Task instructions:
Start at the top of the records and, please, print each line exactly through the line that contains "[ctr] (ad450) at", leaving out all pictures.

++++++

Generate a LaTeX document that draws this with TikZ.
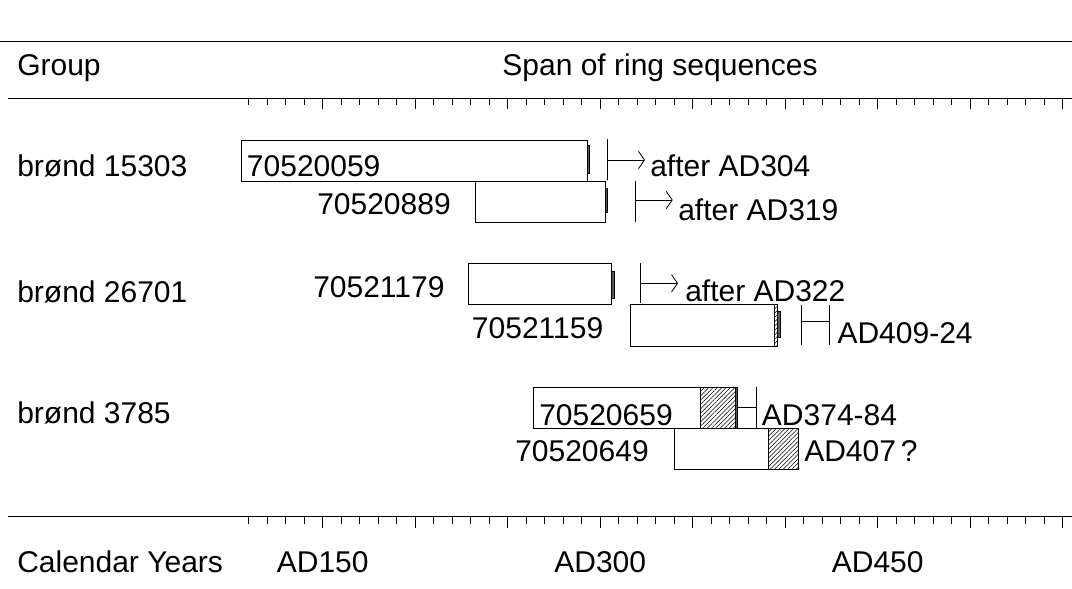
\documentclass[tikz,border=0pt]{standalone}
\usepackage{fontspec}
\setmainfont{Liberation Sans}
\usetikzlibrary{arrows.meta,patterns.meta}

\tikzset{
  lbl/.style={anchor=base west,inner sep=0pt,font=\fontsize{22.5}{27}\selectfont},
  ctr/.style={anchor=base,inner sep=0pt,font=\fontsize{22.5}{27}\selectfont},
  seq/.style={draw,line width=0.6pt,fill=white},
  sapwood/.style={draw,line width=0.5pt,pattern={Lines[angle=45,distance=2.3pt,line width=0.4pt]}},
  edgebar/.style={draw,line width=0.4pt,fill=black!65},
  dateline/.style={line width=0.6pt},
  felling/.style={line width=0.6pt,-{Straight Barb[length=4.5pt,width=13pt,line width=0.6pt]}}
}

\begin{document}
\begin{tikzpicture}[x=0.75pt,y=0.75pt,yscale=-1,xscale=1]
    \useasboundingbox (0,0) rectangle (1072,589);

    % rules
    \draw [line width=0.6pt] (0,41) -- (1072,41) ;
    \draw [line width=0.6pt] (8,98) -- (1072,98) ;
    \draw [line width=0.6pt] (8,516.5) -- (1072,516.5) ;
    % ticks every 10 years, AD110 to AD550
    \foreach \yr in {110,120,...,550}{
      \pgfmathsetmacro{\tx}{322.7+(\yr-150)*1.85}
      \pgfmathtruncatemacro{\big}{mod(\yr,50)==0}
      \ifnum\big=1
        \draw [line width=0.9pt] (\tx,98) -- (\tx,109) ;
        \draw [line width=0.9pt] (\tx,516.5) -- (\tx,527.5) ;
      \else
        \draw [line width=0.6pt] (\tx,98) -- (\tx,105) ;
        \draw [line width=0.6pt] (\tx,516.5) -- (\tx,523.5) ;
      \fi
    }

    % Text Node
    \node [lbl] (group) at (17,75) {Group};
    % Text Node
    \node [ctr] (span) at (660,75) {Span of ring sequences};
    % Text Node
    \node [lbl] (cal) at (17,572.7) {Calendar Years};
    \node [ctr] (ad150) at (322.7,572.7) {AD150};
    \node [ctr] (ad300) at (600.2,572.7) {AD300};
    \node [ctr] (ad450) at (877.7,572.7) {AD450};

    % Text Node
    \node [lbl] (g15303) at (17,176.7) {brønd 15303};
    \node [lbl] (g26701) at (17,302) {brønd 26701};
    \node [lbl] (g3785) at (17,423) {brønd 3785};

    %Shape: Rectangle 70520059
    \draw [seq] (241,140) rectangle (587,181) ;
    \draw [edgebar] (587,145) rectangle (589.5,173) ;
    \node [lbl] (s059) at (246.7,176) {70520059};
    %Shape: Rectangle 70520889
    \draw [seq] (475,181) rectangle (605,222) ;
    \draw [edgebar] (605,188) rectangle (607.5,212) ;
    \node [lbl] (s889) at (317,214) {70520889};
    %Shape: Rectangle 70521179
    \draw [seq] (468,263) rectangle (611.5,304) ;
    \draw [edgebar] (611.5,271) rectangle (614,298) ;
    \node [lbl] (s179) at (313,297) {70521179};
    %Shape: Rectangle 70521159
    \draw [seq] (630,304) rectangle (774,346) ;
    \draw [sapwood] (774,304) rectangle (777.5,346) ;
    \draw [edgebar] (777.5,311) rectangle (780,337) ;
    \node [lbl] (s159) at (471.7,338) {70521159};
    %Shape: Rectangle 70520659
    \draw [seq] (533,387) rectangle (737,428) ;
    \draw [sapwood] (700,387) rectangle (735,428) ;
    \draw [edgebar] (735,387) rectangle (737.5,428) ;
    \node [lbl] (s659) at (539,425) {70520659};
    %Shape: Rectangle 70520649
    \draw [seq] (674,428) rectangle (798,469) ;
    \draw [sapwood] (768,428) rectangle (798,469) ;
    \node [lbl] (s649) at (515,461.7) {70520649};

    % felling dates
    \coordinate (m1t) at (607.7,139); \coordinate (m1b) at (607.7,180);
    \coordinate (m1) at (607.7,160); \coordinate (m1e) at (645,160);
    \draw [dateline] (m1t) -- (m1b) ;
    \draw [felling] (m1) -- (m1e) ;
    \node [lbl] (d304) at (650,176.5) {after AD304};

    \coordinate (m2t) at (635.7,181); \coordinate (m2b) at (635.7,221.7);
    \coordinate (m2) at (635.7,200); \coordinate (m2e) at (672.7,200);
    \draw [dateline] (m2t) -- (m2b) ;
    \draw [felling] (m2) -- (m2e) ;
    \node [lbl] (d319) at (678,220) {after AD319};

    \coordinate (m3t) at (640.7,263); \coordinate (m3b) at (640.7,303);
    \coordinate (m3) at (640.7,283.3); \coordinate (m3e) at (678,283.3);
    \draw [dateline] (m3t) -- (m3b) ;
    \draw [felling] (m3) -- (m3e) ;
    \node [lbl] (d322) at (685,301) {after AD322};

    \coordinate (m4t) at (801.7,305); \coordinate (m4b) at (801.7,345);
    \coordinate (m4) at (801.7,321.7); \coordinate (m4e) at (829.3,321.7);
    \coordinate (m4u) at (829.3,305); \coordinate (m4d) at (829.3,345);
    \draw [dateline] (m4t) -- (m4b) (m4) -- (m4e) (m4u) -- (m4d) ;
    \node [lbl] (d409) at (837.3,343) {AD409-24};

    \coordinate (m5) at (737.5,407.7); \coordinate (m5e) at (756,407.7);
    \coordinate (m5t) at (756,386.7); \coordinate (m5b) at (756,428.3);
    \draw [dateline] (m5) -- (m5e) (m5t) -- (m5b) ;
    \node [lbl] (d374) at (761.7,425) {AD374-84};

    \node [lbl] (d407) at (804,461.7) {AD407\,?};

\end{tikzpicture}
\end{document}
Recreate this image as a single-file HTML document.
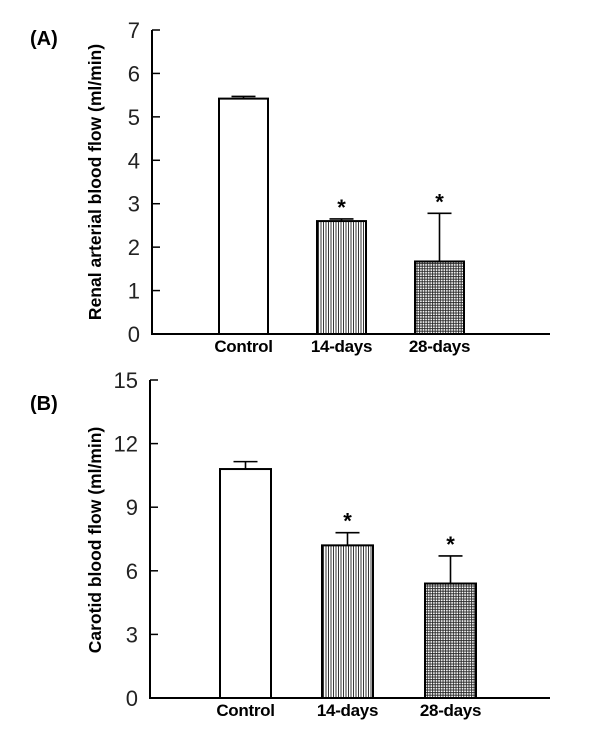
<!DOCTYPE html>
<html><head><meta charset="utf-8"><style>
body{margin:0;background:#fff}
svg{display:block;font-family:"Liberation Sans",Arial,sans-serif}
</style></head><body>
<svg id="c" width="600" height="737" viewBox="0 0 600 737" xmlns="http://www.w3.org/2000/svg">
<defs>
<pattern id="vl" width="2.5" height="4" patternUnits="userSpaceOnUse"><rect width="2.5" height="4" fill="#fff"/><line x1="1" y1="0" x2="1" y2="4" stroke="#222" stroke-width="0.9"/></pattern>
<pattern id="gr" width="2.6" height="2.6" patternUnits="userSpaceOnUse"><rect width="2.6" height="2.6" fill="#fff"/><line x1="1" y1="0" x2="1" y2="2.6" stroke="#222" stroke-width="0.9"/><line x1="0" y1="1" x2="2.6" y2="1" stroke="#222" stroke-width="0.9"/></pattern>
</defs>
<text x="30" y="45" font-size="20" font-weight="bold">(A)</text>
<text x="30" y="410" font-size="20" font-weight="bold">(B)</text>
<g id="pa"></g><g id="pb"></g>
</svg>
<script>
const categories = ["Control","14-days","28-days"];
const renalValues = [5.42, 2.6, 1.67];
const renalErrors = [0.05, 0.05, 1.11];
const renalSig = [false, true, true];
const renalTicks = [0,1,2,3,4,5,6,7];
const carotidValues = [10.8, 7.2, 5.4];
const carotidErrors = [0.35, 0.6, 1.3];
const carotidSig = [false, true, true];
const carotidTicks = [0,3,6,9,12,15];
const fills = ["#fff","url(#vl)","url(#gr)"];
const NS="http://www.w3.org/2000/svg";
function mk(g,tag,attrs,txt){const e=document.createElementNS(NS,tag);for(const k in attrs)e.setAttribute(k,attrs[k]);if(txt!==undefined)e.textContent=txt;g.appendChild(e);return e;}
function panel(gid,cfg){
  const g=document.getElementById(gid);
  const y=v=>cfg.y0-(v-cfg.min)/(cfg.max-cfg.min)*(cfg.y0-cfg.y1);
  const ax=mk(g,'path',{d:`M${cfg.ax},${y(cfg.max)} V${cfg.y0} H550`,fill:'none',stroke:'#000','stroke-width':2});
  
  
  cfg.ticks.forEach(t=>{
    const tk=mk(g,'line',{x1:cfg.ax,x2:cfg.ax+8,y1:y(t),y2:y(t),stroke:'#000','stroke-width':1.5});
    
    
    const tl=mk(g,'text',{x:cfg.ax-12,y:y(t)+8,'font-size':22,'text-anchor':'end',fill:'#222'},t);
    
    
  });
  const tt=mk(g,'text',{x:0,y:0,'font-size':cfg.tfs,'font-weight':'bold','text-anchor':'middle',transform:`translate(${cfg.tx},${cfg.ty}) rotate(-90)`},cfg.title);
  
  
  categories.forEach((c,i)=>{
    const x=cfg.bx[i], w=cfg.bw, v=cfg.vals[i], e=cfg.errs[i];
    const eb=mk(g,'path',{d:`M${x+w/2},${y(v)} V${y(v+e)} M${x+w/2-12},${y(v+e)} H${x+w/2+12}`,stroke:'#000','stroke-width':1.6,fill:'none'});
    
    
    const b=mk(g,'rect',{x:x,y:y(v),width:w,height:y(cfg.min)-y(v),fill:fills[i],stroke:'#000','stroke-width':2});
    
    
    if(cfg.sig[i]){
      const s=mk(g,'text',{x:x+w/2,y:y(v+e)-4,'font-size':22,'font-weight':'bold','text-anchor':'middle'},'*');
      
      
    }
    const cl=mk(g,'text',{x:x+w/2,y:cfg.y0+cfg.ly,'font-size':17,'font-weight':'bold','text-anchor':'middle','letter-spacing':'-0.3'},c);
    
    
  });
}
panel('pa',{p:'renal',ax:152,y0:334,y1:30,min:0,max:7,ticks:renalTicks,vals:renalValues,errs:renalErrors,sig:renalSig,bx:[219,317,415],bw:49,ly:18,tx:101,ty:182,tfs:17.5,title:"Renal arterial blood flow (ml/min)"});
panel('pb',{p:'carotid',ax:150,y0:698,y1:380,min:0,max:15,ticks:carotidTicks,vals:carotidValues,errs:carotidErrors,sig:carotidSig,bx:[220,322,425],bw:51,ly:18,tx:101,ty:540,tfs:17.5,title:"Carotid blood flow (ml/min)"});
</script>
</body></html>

++++++

Solution to this task:
Generate a LaTeX document that draws this with TikZ.
\documentclass[tikz,border=0pt]{standalone}
\usepackage{fontspec}
\setmainfont{Liberation Sans}
\usetikzlibrary{arrows.meta,patterns.meta}

\tikzset{
  lbl/.style={anchor=base west,inner sep=0pt,font=\fontsize{22.5}{27}\selectfont},
  ctr/.style={anchor=base,inner sep=0pt,font=\fontsize{22.5}{27}\selectfont},
  seq/.style={draw,line width=0.6pt,fill=white},
  sapwood/.style={draw,line width=0.5pt,pattern={Lines[angle=45,distance=2.3pt,line width=0.4pt]}},
  edgebar/.style={draw,line width=0.4pt,fill=black!65},
  dateline/.style={line width=0.6pt},
  felling/.style={line width=0.6pt,-{Straight Barb[length=4.5pt,width=13pt,line width=0.6pt]}}
}

\begin{document}
\begin{tikzpicture}[x=0.75pt,y=0.75pt,yscale=-1,xscale=1]
    \useasboundingbox (0,0) rectangle (1072,589);

    % rules
    \draw [line width=0.6pt] (0,41) -- (1072,41) ;
    \draw [line width=0.6pt] (8,98) -- (1072,98) ;
    \draw [line width=0.6pt] (8,516.5) -- (1072,516.5) ;
    % ticks every 10 years, AD110 to AD550
    \foreach \yr in {110,120,...,550}{
      \pgfmathsetmacro{\tx}{322.7+(\yr-150)*1.85}
      \pgfmathtruncatemacro{\big}{mod(\yr,50)==0}
      \ifnum\big=1
        \draw [line width=0.9pt] (\tx,98) -- (\tx,109) ;
        \draw [line width=0.9pt] (\tx,516.5) -- (\tx,527.5) ;
      \else
        \draw [line width=0.6pt] (\tx,98) -- (\tx,105) ;
        \draw [line width=0.6pt] (\tx,516.5) -- (\tx,523.5) ;
      \fi
    }

    % Text Node
    \node [lbl] (group) at (17,75) {Group};
    % Text Node
    \node [ctr] (span) at (660,75) {Span of ring sequences};
    % Text Node
    \node [lbl] (cal) at (17,572.7) {Calendar Years};
    \node [ctr] (ad150) at (322.7,572.7) {AD150};
    \node [ctr] (ad300) at (600.2,572.7) {AD300};
    \node [ctr] (ad450) at (877.7,572.7) {AD450};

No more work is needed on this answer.